The missing data is an informative piece in itself, and replacing it with any other value will affect the algorithm’s calculation.
This is especially true when the missing data doesn’t really happen at random, for example, when in a survey people from a certain gender refuse to answer some questions.
Based on this assumption, we can “flag” the data, which is filling the data with, for example “NA”, and not including this data when calculating any statistical value.
Remember that missing values are not similar to default values. Also, it’s not similar to “unknown value”, for example when someone forgot their birthday or don’t know their actual age, it’s an unknown value instead of missing value.
Everytime we ignore or impute a value, we are essentially losing information. This is why flagging is in most cases, the better approach.
Handling Outliers
Outliers are, simply put, any data value that are unexpected and significantly different from all other values.
Mathematically, any data value that lies more than 1.5 Interquartile Range (IQR) away from the Q1 and Q3 quartiles is an outlier.
Let’s dig deeper to that statement. First, the Interquartile Range (IQR) is the measure where the bulk of the values lie, and is measured by subtracting the third quartile with the first quartile.
IQR = Q3 – Q1
When we cut all the available data into four equal parts, we get three quartiles (the quartiles are the “cuts”.So, as we can see the first and the third quartiles are especially important here. For example, if we have 8 values in a data set as follows: 1,2,3,4,5,6,7
Then 2 is the Q1, 4 is the Q2, and 6 is the Q3. Then, IQR is 6-2 so we get 4 as the Interquartile Range. Then, any number that is more than 1.5*4=6 numbers away from 2 (the Q1) and 6 (the Q3) is an outlier. For example, 13 is an outlier.
It’s important to note that unless there’s a clear reason to remove outliers, outliers are innocent until proven guilty. It’s worth investigating the reason behind the outlier occurrences before we remove the data.
Some statistical methods—like linear regression—, are especially prone to outliers.
Data Contraction
There is the possibility of having two or more values across different datasets (Cross-Datasets Errors) or in the same row (In-record Errors) that contradict each other.
For example, someone under 10 years old can’t be married, a black SUV shouldn’t be also listed as a motorcycle, and so on.

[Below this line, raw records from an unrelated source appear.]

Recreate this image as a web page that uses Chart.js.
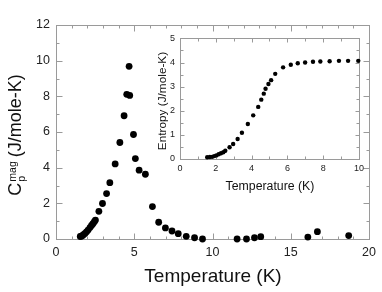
<!DOCTYPE html>
<html>
<head>
<meta charset="utf-8">
<script src="https://cdn.jsdelivr.net/npm/chart.js@4/dist/chart.umd.min.js"></script>
<style>
  body { margin: 0; background: #fff; }
  #wrap { position: relative; width: 382px; height: 292px; }
  #mainChart { position: absolute; left: 0; top: 0; }
  #insetChart { position: absolute; left: 140px; top: 28px; }
</style>
</head>
<body>
<div id="wrap">
  <canvas id="mainChart" width="382" height="292"></canvas>
  <canvas id="insetChart" width="228" height="170"></canvas>
</div>
<script>
// magnetic heat capacity vs temperature
const cpTemp = [1.55, 1.62, 1.7, 1.78, 1.86, 1.95, 2.05, 2.17, 2.27, 2.36, 2.45, 2.52,
  2.74, 2.97, 3.23, 3.44, 3.78, 4.08, 4.35, 4.52, 4.67, 4.71, 4.95, 5.07, 5.31, 5.71,
  6.16, 6.56, 6.99, 7.41, 7.81, 8.32, 8.85, 9.36, 11.57, 12.17, 12.68, 13.08, 16.09, 16.7, 18.7]
const cpValues = [0.14, 0.16, 0.2, 0.26, 0.32, 0.4, 0.5, 0.64, 0.76, 0.86, 0.97, 1.06,
  1.55, 1.99, 2.55, 3.16, 4.21, 5.41, 6.91, 8.11, 9.68, 8.05, 5.86, 4.51, 3.86, 3.63,
  1.82, 0.94, 0.62, 0.45, 0.3, 0.15, 0.07, 0.0, 0.0, 0.0, 0.07, 0.13, 0.11, 0.41, 0.19]

// entropy (inset)
const sTemp = [1.52, 1.67, 1.8, 1.91, 2.03, 2.16, 2.29, 2.42, 2.53, 2.77, 2.97, 3.22,
  3.46, 3.79, 4.09, 4.37, 4.54, 4.68, 4.78, 4.94, 5.09, 5.32, 5.76, 6.19, 6.58, 6.99,
  7.43, 7.84, 8.36, 8.88, 9.39, 9.96]
const sValues = [0.07, 0.08, 0.09, 0.12, 0.15, 0.2, 0.24, 0.28, 0.34, 0.49, 0.62, 0.83,
  1.09, 1.45, 1.81, 2.16, 2.46, 2.71, 2.91, 3.11, 3.27, 3.53, 3.8, 3.91, 3.97, 4.0,
  4.03, 4.04, 4.05, 4.07, 4.07, 4.07]

const mainXTicks = [0, 5, 10, 15, 20]
const mainYTicks = [0, 2, 4, 6, 8, 10, 12]
const insetXTicks = [0, 2, 4, 6, 8, 10]
const insetYTicks = [0, 1, 2, 3, 4, 5]

const FONT = "'Liberation Sans', Arial, Helvetica, sans-serif"
const FRAME = "#9a9a9a"

function toPoints(xs, ys) {
  return xs.map((x, i) => ({ x: x, y: ys[i] }))
}

function fixedTicks(list) {
  return scale => { scale.ticks = list.map(v => ({ value: v })) }
}

// frame + inward ticks on all four sides
const framePlugin = {
  id: "frame",
  beforeDatasetsDraw(chart, args, opts) {
    const ctx = chart.ctx
    const a = chart.chartArea
    const xs = chart.scales.x
    const ys = chart.scales.y
    const L = Math.round(a.left) + 0.5
    const R = Math.round(a.right) + 0.5
    const T = Math.round(a.top) + 0.5
    const B = Math.round(a.bottom) + 0.5
    ctx.save()
    ctx.strokeStyle = FRAME
    ctx.lineWidth = 1
    ctx.strokeRect(L, T, R - L, B - T)
    ctx.beginPath()
    const nx = Math.round((xs.max - xs.min) / opts.xMinor)
    for (let i = 0; i <= nx; i++) {
      const v = xs.min + i * opts.xMinor
      const px = Math.round(xs.getPixelForValue(v)) + 0.5
      const len = opts.xMajor.includes(v) ? opts.major : opts.minor
      ctx.moveTo(px, B); ctx.lineTo(px, B - len)
      ctx.moveTo(px, T); ctx.lineTo(px, T + len)
    }
    const ny = Math.round((ys.max - ys.min) / opts.yMinor)
    for (let i = 0; i <= ny; i++) {
      const v = ys.min + i * opts.yMinor
      const py = Math.round(ys.getPixelForValue(v)) + 0.5
      const len = opts.yMajor.includes(v) ? opts.major : opts.minor
      ctx.moveTo(L, py); ctx.lineTo(L + len, py)
      ctx.moveTo(R, py); ctx.lineTo(R - len, py)
    }
    ctx.stroke()
    ctx.restore()
  }
}

// axis titles (the y title needs a sub and superscript)
const titlePlugin = {
  id: "titles",
  afterDraw(chart, args, opts) {
    const ctx = chart.ctx
    ctx.save()
    ctx.fillStyle = "#111"
    ctx.textBaseline = "alphabetic"
    ctx.font = opts.size + "px " + FONT
    ctx.textAlign = "center"
    ctx.fillText(opts.xTitle, opts.xTitleX, opts.xTitleY)

    ctx.translate(opts.yTitleX, opts.yTitleY)
    ctx.rotate(-Math.PI / 2)
    ctx.textAlign = "left"
    let parts = opts.yParts
    let total = 0
    const widths = parts.map(p => {
      ctx.font = p.size + "px " + FONT
      return ctx.measureText(p.text).width
    })
    // sub/sup share one slot
    let w = 0
    for (let i = 0; i < parts.length; i++) {
      if (parts[i].pair) continue
      w += parts[i].slot ? Math.max(widths[i], widths[i + 1]) : widths[i]
    }
    let x = -w / 2
    for (let i = 0; i < parts.length; i++) {
      const p = parts[i]
      ctx.font = p.size + "px " + FONT
      ctx.fillText(p.text, x + (p.dx || 0), p.dy || 0)
      if (p.slot) { x += Math.max(widths[i], widths[i + 1]); i++; ctx.font = parts[i].size + "px " + FONT; ctx.fillText(parts[i].text, x - Math.max(widths[i - 1], widths[i]) + (parts[i].dx || 0), parts[i].dy || 0) }
      else x += widths[i]
    }
    ctx.restore()
  }
}

const tickFont = size => ({ family: FONT, size: size })

new Chart(document.getElementById("mainChart"), {
  type: "scatter",
  data: {
    datasets: [{
      data: toPoints(cpTemp, cpValues),
      backgroundColor: "#000",
      borderColor: "#000",
      pointRadius: 3.4,
      borderWidth: 0,
      clip: false
    }]
  },
  options: {
    responsive: false,
    animation: false,
    layout: { padding: { left: 0, top: 25, right: 12, bottom: 0 } },
    plugins: {
      legend: { display: false },
      tooltip: { enabled: false },
      frame: { xMinor: 1, yMinor: 1, xMajor: mainXTicks, yMajor: mainYTicks, major: 6, minor: 3 },
      titles: {
        size: 19, xTitle: "Temperature (K)", xTitleX: 213, xTitleY: 282,
        yTitleX: 21, yTitleY: 132,
        yParts: [
          { text: "C", size: 18 },
          { text: "mag", size: 10.5, dy: -5, dx: 1, slot: true },
          { text: "p", size: 10.5, dy: 4, dx: 1 },
          { text: " (J/mole-K)", size: 18 }
        ]
      }
    },
    scales: {
      x: {
        type: "linear", min: 0, max: 20,
        afterBuildTicks: fixedTicks(mainXTicks),
        afterFit: s => { s.height = 53 },
        grid: { display: false, drawTicks: false },
        border: { display: false },
        ticks: { padding: 6, color: "#222", font: tickFont(12.5), maxRotation: 0 }
      },
      y: {
        type: "linear", min: 0, max: 12,
        afterBuildTicks: fixedTicks(mainYTicks),
        afterFit: s => { s.width = 56 },
        grid: { display: false, drawTicks: false },
        border: { display: false },
        ticks: { padding: 6, color: "#222", font: tickFont(12.5) }
      }
    }
  },
  plugins: [framePlugin, titlePlugin]
})

new Chart(document.getElementById("insetChart"), {
  type: "scatter",
  data: {
    datasets: [{
      data: toPoints(sTemp, sValues),
      backgroundColor: "#000",
      borderColor: "#000",
      pointRadius: 2.2,
      borderWidth: 0,
      clip: false
    }]
  },
  options: {
    responsive: false,
    animation: false,
    layout: { padding: { left: 0, top: 8, right: 8, bottom: 0 } },
    plugins: {
      legend: { display: false },
      tooltip: { enabled: false },
      frame: { xMinor: 1, yMinor: 0.5, xMajor: insetXTicks, yMajor: insetYTicks, major: 4, minor: 3 },
      titles: {
        size: 12.3, xTitle: "Temperature (K)", xTitleX: 130, xTitleY: 162,
        yTitleX: 26, yTitleY: 73,
        yParts: [{ text: "Entropy (J/mole-K)", size: 11.8 }]
      }
    },
    scales: {
      x: {
        type: "linear", min: 0, max: 10,
        afterBuildTicks: fixedTicks(insetXTicks),
        afterFit: s => { s.height = 39 },
        grid: { display: false, drawTicks: false },
        border: { display: false },
        ticks: { padding: 4, color: "#222", font: tickFont(9), maxRotation: 0 }
      },
      y: {
        type: "linear", min: 0, max: 5,
        afterBuildTicks: fixedTicks(insetYTicks),
        afterFit: s => { s.width = 40 },
        grid: { display: false, drawTicks: false },
        border: { display: false },
        ticks: { padding: 5, color: "#222", font: tickFont(9) }
      }
    }
  },
  plugins: [framePlugin, titlePlugin]
})
</script>
</body>
</html>
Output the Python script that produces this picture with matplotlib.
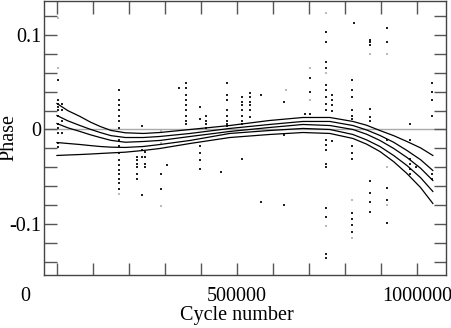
import matplotlib
matplotlib.use("Agg")
import matplotlib.pyplot as plt
import matplotlib.transforms as mtransforms
from matplotlib.ticker import MultipleLocator, FixedLocator

# fitted curves
curve_cycle = [0, 30000, 64000, 92000, 120000, 150000, 190000, 240000, 286000,
               370000, 480000, 590000, 683000, 758000, 822000, 860000, 897000,
               935000, 972000, 1010000, 1044000]
curve_1 = [0.0275, 0.020, 0.0138, 0.0080, 0.0032, -0.0010, -0.0035, -0.0042, -0.0032,
           0.0, 0.0042, 0.0095, 0.0127, 0.0127, 0.0085, 0.0045, -0.0011, -0.0065,
           -0.0127, -0.0195, -0.0275]
curve_2 = [0.0148, 0.0092, 0.0042, 0.0003, -0.0032, -0.0065, -0.0085, -0.0085, -0.0074,
           -0.0042, 0.0011, 0.0053, 0.0085, 0.0085, 0.0042, -0.0005, -0.0063, -0.0135,
           -0.0222, -0.032, -0.0434]
curve_3 = [0.0063, 0.0018, -0.0021, -0.0055, -0.0085, -0.0115, -0.0135, -0.0127, -0.0116,
           -0.0074, -0.0021, 0.0021, 0.0053, 0.0042, 0.0, -0.005, -0.0116, -0.020,
           -0.0296, -0.041, -0.054]
curve_4 = [-0.0138, -0.0148, -0.0159, -0.017, -0.018, -0.0187, -0.019, -0.018, -0.0159,
           -0.0116, -0.0042, -0.0011, 0.0011, 0.0, -0.0053, -0.011, -0.018, -0.0275,
           -0.0381, -0.051, -0.0656]
curve_5 = [-0.0275, -0.027, -0.0265, -0.026, -0.0254, -0.0248, -0.024, -0.0222, -0.0201,
           -0.0148, -0.0085, -0.0053, -0.0032, -0.0042, -0.0095, -0.0155, -0.0233, -0.034,
           -0.0466, -0.0615, -0.0783]

# observed phases, grouped by cycle number
dot_cycles = [3000, 14000, 172000, 222000, 236000, 245000, 290000, 306000,
              340000, 358000, 396000, 415000, 455000, 473000, 515000, 536000,
              567000, 630000, 690000, 702000, 747000, 763000, 820000, 826000,
              870000, 918000, 980000, 997000, 1042000]
dot_phases = [
    [0.0529, 0.0307, 0.0275, 0.0233, 0.0201, 0.0148, 0.0063, 0.0011, -0.0042, -0.0148, -0.019],
    [0.0275, 0.0201, 0.0095, -0.0042],
    [0.0413, 0.0307, 0.0254, 0.0201, 0.0148, 0.0095, 0.0021, -0.0106, -0.018, -0.0254,
     -0.0328, -0.0381, -0.0434, -0.0476, -0.0529, -0.0571, -0.0635],
    [-0.0296, -0.0328, -0.036, -0.0402, -0.0466, -0.0519],
    [0.0042, -0.0212, -0.0286, -0.0698],
    [-0.0233, -0.0286, -0.036, -0.0402],
    [-0.0476, -0.0635],
    [-0.0381],
    [0.0444],
    [0.0497, 0.0444, 0.036, 0.0307, 0.0254, 0.0201, 0.0148, 0.0095, 0.0063],
    [0.0233, 0.0116, -0.018, -0.0254, -0.0328, -0.0413],
    [0.0148, 0.0095, 0.0063, 0.0021],
    [-0.0455],
    [0.0487, 0.036, 0.0307, 0.0201, 0.0148, 0.0095, 0.0063, 0.0042],
    [0.0339, 0.0296, 0.0254, 0.0201, 0.0148, 0.0095, 0.0063, -0.0317],
    [0.0381, 0.0339, 0.0296, 0.0254, 0.0201, 0.0127],
    [0.037, -0.0772],
    [0.0296, -0.0063, -0.0804],
    [0.0169],
    [0.054, 0.0392, 0.0169],
    [0.1037, 0.0921, 0.0709, 0.0656, 0.0466, 0.0413, 0.0339, 0.0275, 0.0201, -0.0106,
     -0.0159, -0.0212, -0.036, -0.0392, -0.0836, -0.0921, -0.1323, -0.1365],
    [0.036, 0.0307, 0.0254, 0.02, -0.012],
    [0.0519, 0.0413, 0.0348, 0.0201, 0.0148, 0.0116, -0.018, -0.0254, -0.0317,
     -0.0889, -0.0952, -0.1016, -0.109],
    [0.1122],
    [0.0952, 0.0921, 0.0899, 0.0222, 0.0127, 0.0095, -0.055, -0.0677, -0.0772, -0.0868],
    [0.1069, 0.0921, -0.0116, -0.0624, -0.0741, -0.0995],
    [0.0063, -0.0106, -0.0317, -0.036, -0.0413, -0.0466],
    [-0.0392],
    [0.0487, 0.0392, 0.0307, 0.0148, -0.0476, -0.0519],
]

# fainter points
faint_cycle = [3000, 3000, 172000, 290000, 290000, 290000, 635000, 702000, 702000,
               747000, 747000, 747000, 820000, 820000, 870000, 918000, 918000, 918000]
faint_phase = [0.1175, 0.0646, -0.0688, -0.0815, -0.0021, -0.0148, 0.0413, 0.0307, 0.0656,
               0.1228, 0.06, -0.1026, -0.0741, -0.1153, 0.0804, 0.0804, -0.04, -0.08]

xs, ys = [], []
for c, ph in zip(dot_cycles, dot_phases):
    xs += [c] * len(ph)
    ys += ph

plt.rcParams['font.family'] = ['Liberation Serif', 'DejaVu Serif']

fig = plt.figure(figsize=(4.52, 3.28), dpi=100)
ax = fig.add_axes([0.0973, 0.1616, 0.8894, 0.8354])

ax.axhline(0, color='#aaaaaa', lw=1.0, zorder=1)
ax.scatter(faint_cycle, faint_phase, s=1.5, marker='s', color='#bbbbbb', lw=0, zorder=2)
ax.scatter(xs, ys, s=2.0, marker='s', color='#222222', lw=0, zorder=3)
for cv in [curve_1, curve_2, curve_3, curve_4, curve_5]:
    ax.plot(curve_cycle, cv, color='black', lw=0.9, zorder=4)

ax.set_xlim(-36000, 1080500)
ax.set_ylim(-0.154, 0.136)

ax.xaxis.set_major_locator(FixedLocator([0, 500000, 1000000]))
ax.xaxis.set_minor_locator(MultipleLocator(100000))
ax.set_xticklabels(['0', '500000', '1000000'])
ax.yaxis.set_major_locator(FixedLocator([-0.1, 0, 0.1]))
ax.yaxis.set_minor_locator(MultipleLocator(0.02))
ax.set_yticklabels(['-0.1', '0', '0.1'])

ax.tick_params(which='both', direction='in', length=9, width=1.0, color='#555555',
               top=True, right=True, labelsize=14.5)
ax.tick_params(axis='x', which='both', pad=9)
ax.tick_params(axis='y', which='both', pad=2)
for s in ax.spines.values():
    s.set_color('#444444')
    s.set_linewidth(1.0)

# the "0" label sits left of the frame in the original
lab0 = ax.get_xticklabels()[0]
lab0.set_transform(lab0.get_transform() + mtransforms.ScaledTranslation(-0.32, 0, fig.dpi_scale_trans))

ax.set_xlabel('Cycle number', fontsize=14.5)
ax.xaxis.set_label_coords(0.48, -0.112)
ax.set_ylabel('Phase', fontsize=14.5)
ax.yaxis.set_label_coords(-0.063, 0.5)

fig.savefig('out.png', dpi=100)
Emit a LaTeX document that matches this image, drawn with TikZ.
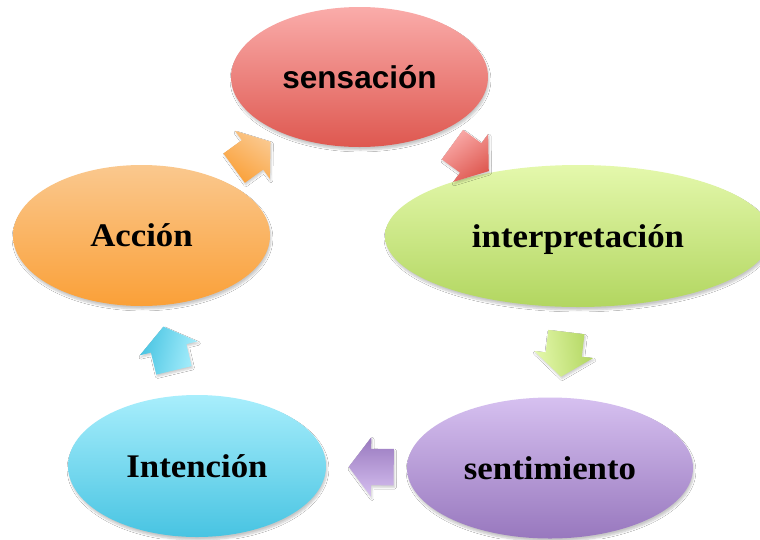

Data Cleaning: Verification Process
When all cleaning is deemed done, it’s important to re-check everything and re-inspect the data to verify that it’s totally free from errors and conforms to the regulations and constraints.
For example, data imputation might violate some constraints, and so we might need to figure out a different solution.
End Words
It’s important to look at data cleaning as a continuous, endless process instead of a one-off thing. Why? Because no matter how good the data validation and cleaning process is, we will always get issues as new data come in.
Recording everything related to the data cleaning is very important, so we know how these errors happen in the first place, and can prevent future similar issues with better validation.